====== DATA SHOWN

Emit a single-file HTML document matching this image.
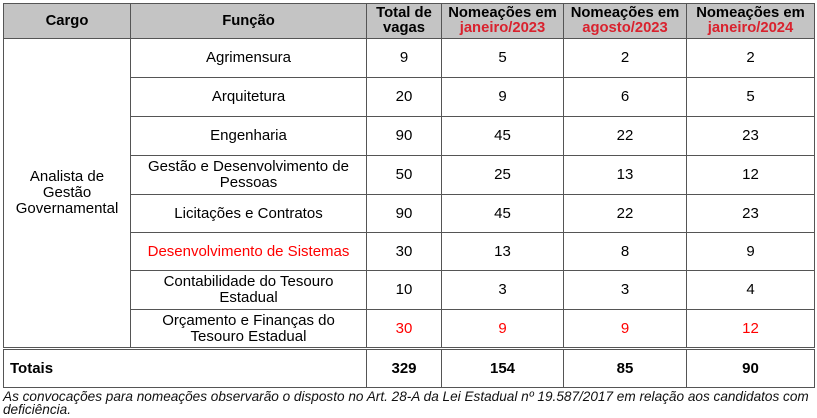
<!DOCTYPE html>
<html><head><meta charset="utf-8"><style>
body{margin:0;background:#fff;font-family:"Liberation Sans",Arial,sans-serif;}
table{position:absolute;left:3px;top:3px;border-collapse:collapse;width:811px;table-layout:fixed;font-size:15px;color:#000}
td,th{border:1px solid #555;text-align:center;padding:0;line-height:16px;overflow:hidden;white-space:nowrap}
th{background:#c4c4c4;font-weight:bold;font-size:14.8px;line-height:15px}
.r{color:#f00}
.h{color:#d9222e}
tr.tot td{border-top:3px double #555;font-weight:bold}
.note{position:absolute;left:3px;top:390px;font-size:13.6px;font-style:italic;line-height:13px;width:814px;color:#111;white-space:nowrap}
</style></head><body>
<table>
<colgroup><col style="width:127px"><col style="width:236px"><col style="width:75px"><col style="width:122px"><col style="width:123px"><col style="width:128px"></colgroup>
<tr style="height:35px"><th>Cargo</th><th>Função</th><th>Total de<br>vagas</th><th>Nomeações em<br><span class="h">janeiro/2023</span></th><th>Nomeações em<br><span class="h">agosto/2023</span></th><th>Nomeações em<br><span class="h">janeiro/2024</span></th></tr>
<tr style="height:39px"><td rowspan="8">Analista de<br>Gestão<br>Governamental</td><td>Agrimensura</td><td>9</td><td>5</td><td>2</td><td>2</td></tr>
<tr style="height:39px"><td>Arquitetura</td><td>20</td><td>9</td><td>6</td><td>5</td></tr>
<tr style="height:39px"><td>Engenharia</td><td>90</td><td>45</td><td>22</td><td>23</td></tr>
<tr style="height:39px"><td>Gestão e Desenvolvimento de<br>Pessoas</td><td>50</td><td>25</td><td>13</td><td>12</td></tr>
<tr style="height:38px"><td>Licitações e Contratos</td><td>90</td><td>45</td><td>22</td><td>23</td></tr>
<tr style="height:38px"><td class="r">Desenvolvimento de Sistemas</td><td>30</td><td>13</td><td>8</td><td>9</td></tr>
<tr style="height:39px"><td>Contabilidade do Tesouro<br>Estadual</td><td>10</td><td>3</td><td>3</td><td>4</td></tr>
<tr style="height:39px"><td>Orçamento e Finanças do<br>Tesouro Estadual</td><td class="r">30</td><td class="r">9</td><td class="r">9</td><td class="r">12</td></tr>
<tr class="tot" style="height:39px"><td colspan="2" style="text-align:left;padding-left:6px">Totais</td><td>329</td><td>154</td><td>85</td><td>90</td></tr>
</table>
<div class="note">As convocações para nomeações observarão o disposto no Art. 28-A da Lei Estadual nº 19.587/2017 em relação aos candidatos com<br>deficiência.</div>
</body></html>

============

OBJECTIVE ->
Omit the pictures, then output the rest of the listing exactly.

ANSWER TO THE PROBLEM ->
Emit a single-file HTML document matching this image.
<!DOCTYPE html>
<html><head><meta charset="utf-8"><style>
body{margin:0;background:#fff;font-family:"Liberation Sans",Arial,sans-serif;}
table{position:absolute;left:3px;top:3px;border-collapse:collapse;width:811px;table-layout:fixed;font-size:15px;color:#000}
td,th{border:1px solid #555;text-align:center;padding:0;line-height:16px;overflow:hidden;white-space:nowrap}
th{background:#c4c4c4;font-weight:bold;font-size:14.8px;line-height:15px}
.r{color:#f00}
.h{color:#d9222e}
tr.tot td{border-top:3px double #555;font-weight:bold}
.note{position:absolute;left:3px;top:390px;font-size:13.6px;font-style:italic;line-height:13px;width:814px;color:#111;white-space:nowrap}
</style></head><body>
<table>
<colgroup><col style="width:127px"><col style="width:236px"><col style="width:75px"><col style="width:122px"><col style="width:123px"><col style="width:128px"></colgroup>
<tr style="height:35px"><th>Cargo</th><th>Função</th><th>Total de<br>vagas</th><th>Nomeações em<br><span class="h">janeiro/2023</span></th><th>Nomeações em<br><span class="h">agosto/2023</span></th><th>Nomeações em<br><span class="h">janeiro/2024</span></th></tr>
<tr style="height:39px"><td rowspan="8">Analista de<br>Gestão<br>Governamental</td><td>Agrimensura</td><td>9</td><td>5</td><td>2</td><td>2</td></tr>
<tr style="height:39px"><td>Arquitetura</td><td>20</td><td>9</td><td>6</td><td>5</td></tr>
<tr style="height:39px"><td>Engenharia</td><td>90</td><td>45</td><td>22</td><td>23</td></tr>
<tr style="height:39px"><td>Gestão e Desenvolvimento de<br>Pessoas</td><td>50</td><td>25</td><td>13</td><td>12</td></tr>
<tr style="height:38px"><td>Licitações e Contratos</td><td>90</td><td>45</td><td>22</td><td>23</td></tr>
<tr style="height:38px"><td class="r">Desenvolvimento de Sistemas</td><td>30</td><td>13</td><td>8</td><td>9</td></tr>
<tr style="height:39px"><td>Contabilidade do Tesouro<br>Estadual</td><td>10</td><td>3</td><td>3</td><td>4</td></tr>
<tr style="height:39px"><td>Orçamento e Finanças do<br>Tesouro Estadual</td><td class="r">30</td><td class="r">9</td><td class="r">9</td><td class="r">12</td></tr>
<tr class="tot" style="height:39px"><td colspan="2" style="text-align:left;padding-left:6px">Totais</td><td>329</td><td>154</td><td>85</td><td>90</td></tr>
</table>
<div class="note">As convocações para nomeações observarão o disposto no Art. 28-A da Lei Estadual nº 19.587/2017 em relação aos candidatos com<br>deficiência.</div>
</body></html>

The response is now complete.